** BEGIN Data shown **
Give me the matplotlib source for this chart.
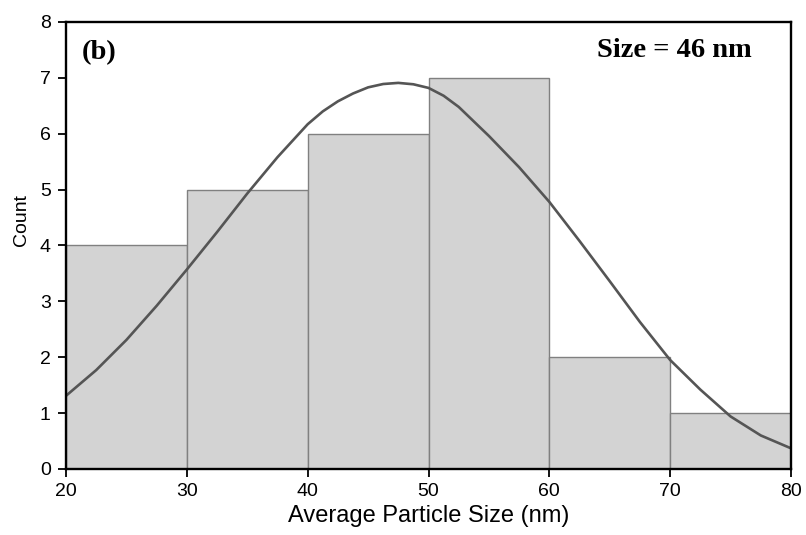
import matplotlib
matplotlib.use('Agg')
import matplotlib.pyplot as plt

# histogram bins (nm) and counts
bin_edges = [20, 30, 40, 50, 60, 70, 80]
counts = [4, 5, 6, 7, 2, 1]

# fitted distribution curve
curve_x = [20, 22.5, 25, 27.5, 30, 32.5, 35, 37.5, 40, 41.25, 42.5, 43.75, 45,
           46.25, 47.5, 48.75, 50, 51.25, 52.5, 55, 57.5, 60, 62.5, 65, 67.5,
           70, 72.5, 75, 77.5, 80]
curve_y = [1.31, 1.77, 2.31, 2.92, 3.57, 4.24, 4.93, 5.58, 6.17, 6.40, 6.58, 6.72, 6.83,
           6.89, 6.91, 6.885, 6.82, 6.68, 6.48, 5.96, 5.40, 4.78, 4.08, 3.36, 2.63,
           1.95, 1.42, 0.94, 0.60, 0.37]

plt.rcParams['font.family'] = ['Liberation Sans', 'DejaVu Sans']

fig = plt.figure(figsize=(8.06, 5.35), dpi=100)
ax = fig.add_axes([0.0819, 0.1234, 0.8995, 0.8355])

widths = [bin_edges[i + 1] - bin_edges[i] for i in range(len(counts))]
ax.bar(bin_edges[:-1], counts, width=widths, align='edge',
       color='#d3d3d3', edgecolor='#808080', linewidth=1.0, zorder=2)
ax.plot(curve_x, curve_y, color='#555555', lw=1.9, zorder=3,
        solid_joinstyle='round', solid_capstyle='round')

ax.set_xlim(20, 80)
ax.set_ylim(0, 8)
ax.set_xticks(range(20, 81, 10))
ax.set_yticks(range(0, 9))
ax.tick_params(direction='out', length=6, width=1.3, labelsize=14)
ax.tick_params(axis='x', pad=4)
ax.tick_params(axis='y', pad=5)
for s in ax.spines.values():
    s.set_linewidth(1.7)
    s.set_zorder(4)

ax.set_xlabel('Average Particle Size (nm)', fontsize=17, labelpad=4)
ax.set_ylabel('Count', fontsize=14, labelpad=6)
ax.yaxis.set_label_coords(-0.05, 0.557)

ax.text(0.022, 0.932, '(b)', transform=ax.transAxes, fontsize=20.5,
        fontweight='bold', family='Liberation Serif', va='center', ha='left')
ax.text(0.946, 0.936, 'Size = 46 nm', transform=ax.transAxes, fontsize=20.5,
        fontweight='bold', family='Liberation Serif', va='center', ha='right')

fig.savefig('out.png', dpi=100)
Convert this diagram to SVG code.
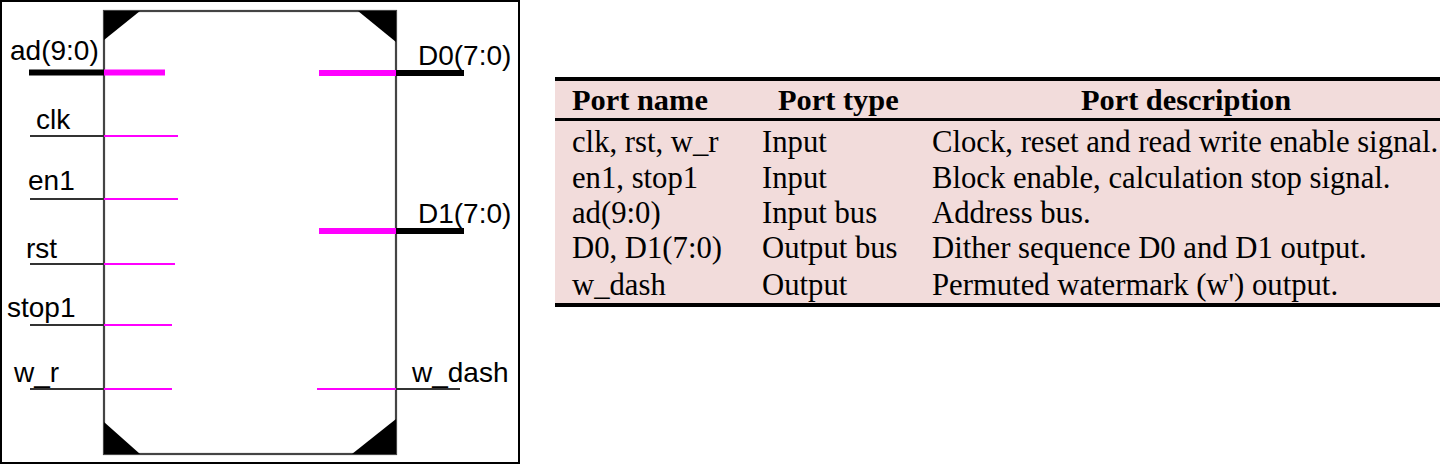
<svg xmlns="http://www.w3.org/2000/svg" width="1442" height="465" viewBox="0 0 1442 465">
<style>
.lbl{font-family:"Liberation Sans",Arial,sans-serif;font-size:28px;fill:#000}
.wire{stroke:#333;stroke-width:2.2;fill:none}
.pin{stroke:#ff00ff;stroke-width:2;fill:none}
.bus{stroke:#000;stroke-width:6;fill:none}
.busp{stroke:#ff00ff;stroke-width:6;fill:none}
.body{stroke:#444;stroke-width:2.2;fill:#fff}
.tri{fill:#000}
.th{font-family:"Liberation Serif","Times New Roman",serif;font-size:30.4px;font-weight:bold;fill:#000}
.td{font-family:"Liberation Serif","Times New Roman",serif;font-size:30.7px;fill:#000}
.rule{stroke:#000;fill:none}
</style>
<rect x="1" y="1" width="518" height="462" fill="#fff" stroke="#000" stroke-width="2"/>
<g id="chip">
<rect class="body" x="104" y="11" width="292" height="443"/>
<polygon class="tri" points="104,11 140,11 104,40"/>
<polygon class="tri" points="358,11 396,11 396,42"/>
<polygon class="tri" points="104,422 104,454 140,454"/>
<polygon class="tri" points="352,454 396,454 396,419"/>
</g>
<g id="connectors">
<g id="port-ad">
<line class="bus" x1="29" y1="72.5" x2="104" y2="72.5"/>
<line class="busp" x1="104" y1="72.5" x2="165" y2="72.5"/>
<text class="lbl" x="10" y="60">ad(9:0)</text>
</g>
<g id="port-clk">
<line class="wire" x1="30" y1="136" x2="104" y2="136"/>
<line class="pin" x1="104" y1="136" x2="178" y2="136"/>
<text class="lbl" x="36" y="129">clk</text>
</g>
<g id="port-en1">
<line class="wire" x1="30" y1="199" x2="104" y2="199"/>
<line class="pin" x1="104" y1="199" x2="178" y2="199"/>
<text class="lbl" x="28" y="190">en1</text>
</g>
<g id="port-rst">
<line class="wire" x1="30" y1="264" x2="104" y2="264"/>
<line class="pin" x1="104" y1="264" x2="175" y2="264"/>
<text class="lbl" x="26" y="258">rst</text>
</g>
<g id="port-stop1">
<line class="wire" x1="30" y1="325" x2="104" y2="325"/>
<line class="pin" x1="104" y1="325" x2="172" y2="325"/>
<text class="lbl" x="7" y="317">stop1</text>
</g>
<g id="port-w_r">
<line class="wire" x1="30" y1="389" x2="104" y2="389"/>
<line class="pin" x1="104" y1="389" x2="172" y2="389"/>
<text class="lbl" x="14" y="382">w_r</text>
</g>
<g id="port-D0">
<line class="busp" x1="319" y1="73" x2="396" y2="73"/>
<line class="bus" x1="396" y1="73" x2="464" y2="73"/>
<text class="lbl" x="418" y="65">D0(7:0)</text>
</g>
<g id="port-D1">
<line class="busp" x1="319" y1="231" x2="396" y2="231"/>
<line class="bus" x1="396" y1="231" x2="464" y2="231"/>
<text class="lbl" x="418" y="223">D1(7:0)</text>
</g>
<g id="port-w_dash">
<line class="pin" x1="317" y1="389" x2="396" y2="389"/>
<line class="wire" x1="396" y1="389" x2="460" y2="389"/>
<text class="lbl" x="412" y="382">w_dash</text>
</g>
</g>
<g id="table">
<rect x="555" y="79" width="885" height="226" fill="#f2dcdb"/>
<line class="rule" x1="555" y1="79" x2="1440" y2="79" stroke-width="4"/>
<line class="rule" x1="555" y1="119.5" x2="1440" y2="119.5" stroke-width="3"/>
<line class="rule" x1="555" y1="305" x2="1440" y2="305" stroke-width="4"/>
<text class="th" x="572" y="110">Port name</text>
<text class="th" x="778" y="110">Port type</text>
<text class="th" x="1186" y="110" text-anchor="middle">Port description</text>
<text class="td" x="572" y="152">clk, rst, w_r</text>
<text class="td" x="762" y="152">Input</text>
<text class="td" x="932" y="152">Clock, reset and read write enable signal.</text>
<text class="td" x="572" y="188">en1, stop1</text>
<text class="td" x="762" y="188">Input</text>
<text class="td" x="932" y="188">Block enable, calculation stop signal.</text>
<text class="td" x="572" y="223">ad(9:0)</text>
<text class="td" x="762" y="223">Input bus</text>
<text class="td" x="932" y="223">Address bus.</text>
<text class="td" x="572" y="258">D0, D1(7:0)</text>
<text class="td" x="762" y="258">Output bus</text>
<text class="td" x="932" y="258">Dither sequence D0 and D1 output.</text>
<text class="td" x="572" y="295">w_dash</text>
<text class="td" x="762" y="295">Output</text>
<text class="td" x="932" y="295">Permuted watermark (w') output.</text>
</g>
</svg>
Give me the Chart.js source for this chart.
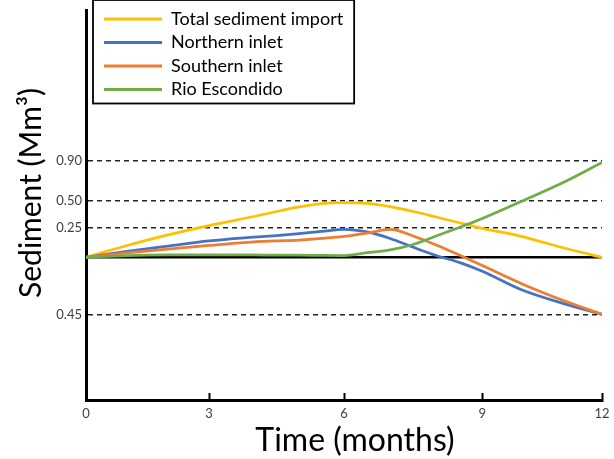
<!DOCTYPE html>
<html>
<head>
<meta charset="utf-8">
<script src="https://cdn.jsdelivr.net/npm/chart.js@4.4.1/dist/chart.umd.min.js"></script>
<style>
  html, body { margin: 0; padding: 0; background: #ffffff; }
  #wrap { width: 614px; height: 459px; }
</style>
</head>
<body>
<div id="wrap"><canvas id="chart" width="614" height="459"></canvas></div>
<script>
// Sediment budget over one year (Mm³); positive = import, negative = export
const months = [0, 1, 2, 3, 4, 4.5, 5, 5.5, 6, 6.5, 7, 7.5, 8, 8.5, 9, 10, 11, 12];
const totalImport   = [0, 0.10, 0.19, 0.27, 0.354, 0.40, 0.442, 0.474, 0.483, 0.475, 0.445, 0.40, 0.349, 0.296, 0.245, 0.175, 0.083, 0];
const northernInlet = [0, 0.05, 0.095, 0.138, 0.17, 0.184, 0.20, 0.218, 0.236, 0.214, 0.159, 0.085, 0.015, -0.04, -0.11, -0.258, -0.362, -0.45];
const southernInlet = [0, 0.037, 0.07, 0.10, 0.13, 0.138, 0.146, 0.159, 0.176, 0.205, 0.235, 0.18, 0.104, 0.019, -0.065, -0.21, -0.337, -0.45];
const rioEscondido  = [0, 0.015, 0.02, 0.02, 0.02, 0.018, 0.018, 0.016, 0.015, 0.039, 0.062, 0.108, 0.18, 0.252, 0.335, 0.497, 0.676, 0.88];
const seriesNames = ['Total sediment import', 'Northern inlet', 'Southern inlet', 'Rio Escondido'];
const seriesColors = ['#FFC000', '#4472C4', '#ED7D31', '#70AD47'];
const yTickValues = [-0.45, 0, 0.25, 0.5, 0.9];
const xTickValues = [0, 3, 6, 9, 12];

// Schematic axes: each axis is piecewise linear between [value, fraction-of-axis] stops
const axisStops = {
  x: [[0, 0], [3, 0.2384], [6, 0.5], [9, 0.768], [12, 1]],
  y: [[-1.13, 0], [-0.45, 0.2197], [0, 0.3659], [0.25, 0.4418], [0.5, 0.5110], [0.9, 0.6141], [2.4, 1]]
};

class StopScale extends Chart.LinearScale {
  static id = 'stops';
  static defaults = Chart.LinearScale.defaults;
  _stops() { return axisStops[this.id]; }
  _toDecimal(v) {
    const s = this._stops();
    let i = 1;
    while (i < s.length - 1 && v > s[i][0]) i++;
    const [v0, d0] = s[i - 1], [v1, d1] = s[i];
    return d0 + (v - v0) * (d1 - d0) / (v1 - v0);
  }
  _fromDecimal(d) {
    const s = this._stops();
    let i = 1;
    while (i < s.length - 1 && d > s[i][1]) i++;
    const [v0, d0] = s[i - 1], [v1, d1] = s[i];
    return v0 + (d - d0) * (v1 - v0) / (d1 - d0);
  }
  getPixelForValue(value) { return this.getPixelForDecimal(this._toDecimal(value)); }
  getValueForPixel(pixel) { return this._fromDecimal(this.getDecimalForPixel(pixel)); }
}
Chart.register(StopScale);

const toPoints = (values) => months.map((m, i) => ({ x: m, y: values[i] }));
const seriesValues = [totalImport, northernInlet, southernInlet, rioEscondido];

const datasets = seriesValues.map((vals, i) => ({
  label: seriesNames[i],
  data: toPoints(vals),
  borderColor: seriesColors[i],
  backgroundColor: seriesColors[i],
  borderWidth: 2.75,
  pointRadius: 0,
  cubicInterpolationMode: 'monotone',
  order: 4 - i
}));
// zero line
datasets.push({
  label: 'zero',
  data: toPoints(months.map(() => 0)),
  borderColor: '#000000',
  borderWidth: 2.5,
  pointRadius: 0,
  order: 10
});

const tickFont = { family: 'Lato', size: 13 };

const decor = {
  id: 'decor',
  afterLayout(chart) {
    chart.legend.left += 12.5;
    chart.legend.top += 4.5;
  },
  afterDraw(chart) {
    const ctx = chart.ctx;
    const lg = chart.legend;
    const lab = lg.options.labels;
    ctx.save();
    ctx.font = lab.font.size + 'px ' + lab.font.family;
    const maxText = Math.max(...seriesNames.map(t => ctx.measureText(t).width));
    const x0 = lg.left + lab.padding;
    const y0 = lg.top + lab.padding;
    const rows = seriesNames.length;
    const rowH = lab.font.size + lab.padding;
    const left = x0 - 11, top = y0 - 10;
    const right = x0 + lab.boxWidth + lab.font.size / 2 + maxText + 11;
    const bottom = y0 + (rows - 1) * rowH + lab.font.size + 5;
    ctx.lineWidth = 1.8;
    ctx.strokeStyle = '#000';
    ctx.strokeRect(left, top, right - left, bottom - top);

    // axis titles
    ctx.fillStyle = '#000';
    ctx.textAlign = 'center';
    ctx.textBaseline = 'alphabetic';
    ctx.font = '32px Lato';
    ctx.fillText('Time (months)', 355, 451);
    ctx.font = '30px Lato';
    ctx.translate(41, 193);
    ctx.rotate(-Math.PI / 2);
    ctx.fillText('Sediment (Mm³)', 0, 0);
    ctx.restore();
  }
};

new Chart(document.getElementById('chart'), {
  type: 'line',
  data: { datasets },
  options: {
    responsive: false,
    animation: false,
    devicePixelRatio: 1,
    layout: { padding: { top: 10, right: 12, left: 0, bottom: 0 } },
    scales: {
      x: {
        type: 'stops',
        min: 0, max: 12,
        afterBuildTicks: (s) => { s.ticks = xTickValues.map(v => ({ value: v })); },
        afterFit: (s) => { s.height = 59; s.paddingLeft = 0; s.paddingRight = 0; },
        ticks: { font: tickFont, color: '#404040', padding: 13, maxRotation: 0, callback: (v) => String(v) },
        grid: { drawOnChartArea: false, tickLength: -7, tickWidth: 2, tickColor: '#000' },
        border: { display: true, color: '#000', width: 3 }
      },
      y: {
        type: 'stops',
        min: -1.13, max: 2.4,
        afterBuildTicks: (s) => { s.ticks = yTickValues.map(v => ({ value: v })); },
        afterFit: (s) => { s.width = 86; s.paddingTop = 0; s.paddingBottom = 0; },
        ticks: { font: tickFont, color: '#404040', padding: 4, callback: (v) => (v === 0 ? '' : Math.abs(v).toFixed(2)) },
        grid: {
          drawTicks: false,
          lineWidth: 1.6,
          color: (c) => (c.tick && c.tick.value === 0 ? 'rgba(0,0,0,0)' : '#222')
        },
        border: { display: true, color: '#000', width: 3, dash: [5, 4] }
      }
    },
    plugins: {
      legend: {
        position: 'chartArea',
        align: 'start',
        labels: {
          font: { family: 'Lato', size: 18 },
          color: '#000',
          boxWidth: 58,
          boxHeight: 3,
          padding: 5.5,
          filter: (item) => item.text !== 'zero',
          sort: (a, b) => a.datasetIndex - b.datasetIndex,
          generateLabels: (chart) => Chart.defaults.plugins.legend.labels.generateLabels(chart)
            .map(l => Object.assign(l, { lineWidth: 0, fillStyle: l.strokeStyle }))
        }
      },
      tooltip: { enabled: false }
    }
  },
  plugins: [decor]
});
</script>
</body>
</html>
** END Data shown **
Given exercise :: Please restate the material above line by line, exactly, beginning at its first line and ending with the line that contains "counts = [4, 5, 6, 7, 2, 1]", without any pictures.

Exercise output ::
Give me the matplotlib source for this chart.
import matplotlib
matplotlib.use('Agg')
import matplotlib.pyplot as plt

# histogram bins (nm) and counts
bin_edges = [20, 30, 40, 50, 60, 70, 80]
counts = [4, 5, 6, 7, 2, 1]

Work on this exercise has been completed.